**Work to complete**: Write out the opening lines of the data word for word, up to and including the line with "(6,12) rectangle (1060,568);", and leave every picture and every later line out.
%%
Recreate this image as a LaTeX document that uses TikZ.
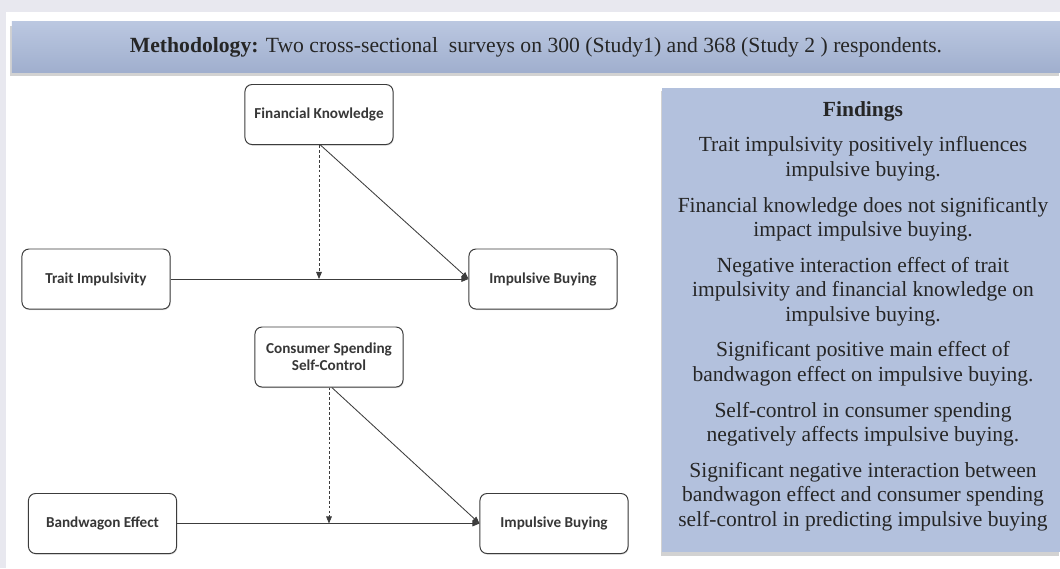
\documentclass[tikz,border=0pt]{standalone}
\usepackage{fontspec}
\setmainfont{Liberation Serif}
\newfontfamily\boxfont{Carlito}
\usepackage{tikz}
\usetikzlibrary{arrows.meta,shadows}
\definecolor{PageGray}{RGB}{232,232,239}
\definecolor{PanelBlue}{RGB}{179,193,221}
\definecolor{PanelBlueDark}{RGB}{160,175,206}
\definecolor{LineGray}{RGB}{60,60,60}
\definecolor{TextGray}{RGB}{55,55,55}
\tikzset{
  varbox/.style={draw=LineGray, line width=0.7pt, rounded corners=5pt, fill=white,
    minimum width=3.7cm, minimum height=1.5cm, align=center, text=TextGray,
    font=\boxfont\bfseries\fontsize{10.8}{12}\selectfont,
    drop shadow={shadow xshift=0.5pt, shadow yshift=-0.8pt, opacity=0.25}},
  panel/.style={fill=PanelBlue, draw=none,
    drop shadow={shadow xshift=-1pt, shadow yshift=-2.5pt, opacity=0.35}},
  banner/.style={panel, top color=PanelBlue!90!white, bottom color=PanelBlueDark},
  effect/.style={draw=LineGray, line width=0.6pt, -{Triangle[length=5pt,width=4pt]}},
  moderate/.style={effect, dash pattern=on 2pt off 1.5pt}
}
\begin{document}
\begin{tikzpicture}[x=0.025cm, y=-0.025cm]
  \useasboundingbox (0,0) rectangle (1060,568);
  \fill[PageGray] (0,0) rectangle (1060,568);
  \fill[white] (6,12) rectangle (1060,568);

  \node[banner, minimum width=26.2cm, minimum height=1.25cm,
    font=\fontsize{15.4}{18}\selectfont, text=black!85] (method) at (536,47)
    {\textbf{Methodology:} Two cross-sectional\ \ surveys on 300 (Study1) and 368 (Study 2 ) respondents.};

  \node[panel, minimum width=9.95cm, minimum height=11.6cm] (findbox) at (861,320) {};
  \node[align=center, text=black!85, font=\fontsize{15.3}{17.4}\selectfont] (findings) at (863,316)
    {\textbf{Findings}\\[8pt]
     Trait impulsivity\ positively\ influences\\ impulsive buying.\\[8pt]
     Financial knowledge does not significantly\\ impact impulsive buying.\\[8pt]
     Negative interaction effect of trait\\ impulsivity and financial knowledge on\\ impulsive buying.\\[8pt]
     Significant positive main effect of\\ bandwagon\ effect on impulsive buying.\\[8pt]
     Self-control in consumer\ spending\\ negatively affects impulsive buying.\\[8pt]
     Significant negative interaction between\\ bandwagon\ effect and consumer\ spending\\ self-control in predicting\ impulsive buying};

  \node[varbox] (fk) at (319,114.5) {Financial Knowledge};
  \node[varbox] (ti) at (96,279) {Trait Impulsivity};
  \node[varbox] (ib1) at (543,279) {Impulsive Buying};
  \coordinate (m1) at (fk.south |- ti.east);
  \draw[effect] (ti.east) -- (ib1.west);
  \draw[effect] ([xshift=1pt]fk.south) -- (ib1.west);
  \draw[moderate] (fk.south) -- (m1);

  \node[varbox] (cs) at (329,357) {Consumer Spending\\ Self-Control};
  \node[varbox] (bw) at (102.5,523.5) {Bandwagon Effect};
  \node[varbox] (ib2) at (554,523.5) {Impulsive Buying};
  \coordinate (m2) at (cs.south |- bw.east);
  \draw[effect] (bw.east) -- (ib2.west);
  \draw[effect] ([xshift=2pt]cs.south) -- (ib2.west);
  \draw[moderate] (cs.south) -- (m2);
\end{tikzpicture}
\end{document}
%%
**Answer to this problem**:
Recreate this image as a LaTeX document that uses TikZ.
\documentclass[tikz,border=0pt]{standalone}
\usepackage{fontspec}
\setmainfont{Liberation Serif}
\newfontfamily\boxfont{Carlito}
\usepackage{tikz}
\usetikzlibrary{arrows.meta,shadows}
\definecolor{PageGray}{RGB}{232,232,239}
\definecolor{PanelBlue}{RGB}{179,193,221}
\definecolor{PanelBlueDark}{RGB}{160,175,206}
\definecolor{LineGray}{RGB}{60,60,60}
\definecolor{TextGray}{RGB}{55,55,55}
\tikzset{
  varbox/.style={draw=LineGray, line width=0.7pt, rounded corners=5pt, fill=white,
    minimum width=3.7cm, minimum height=1.5cm, align=center, text=TextGray,
    font=\boxfont\bfseries\fontsize{10.8}{12}\selectfont,
    drop shadow={shadow xshift=0.5pt, shadow yshift=-0.8pt, opacity=0.25}},
  panel/.style={fill=PanelBlue, draw=none,
    drop shadow={shadow xshift=-1pt, shadow yshift=-2.5pt, opacity=0.35}},
  banner/.style={panel, top color=PanelBlue!90!white, bottom color=PanelBlueDark},
  effect/.style={draw=LineGray, line width=0.6pt, -{Triangle[length=5pt,width=4pt]}},
  moderate/.style={effect, dash pattern=on 2pt off 1.5pt}
}
\begin{document}
\begin{tikzpicture}[x=0.025cm, y=-0.025cm]
  \useasboundingbox (0,0) rectangle (1060,568);
  \fill[PageGray] (0,0) rectangle (1060,568);
  \fill[white] (6,12) rectangle (1060,568);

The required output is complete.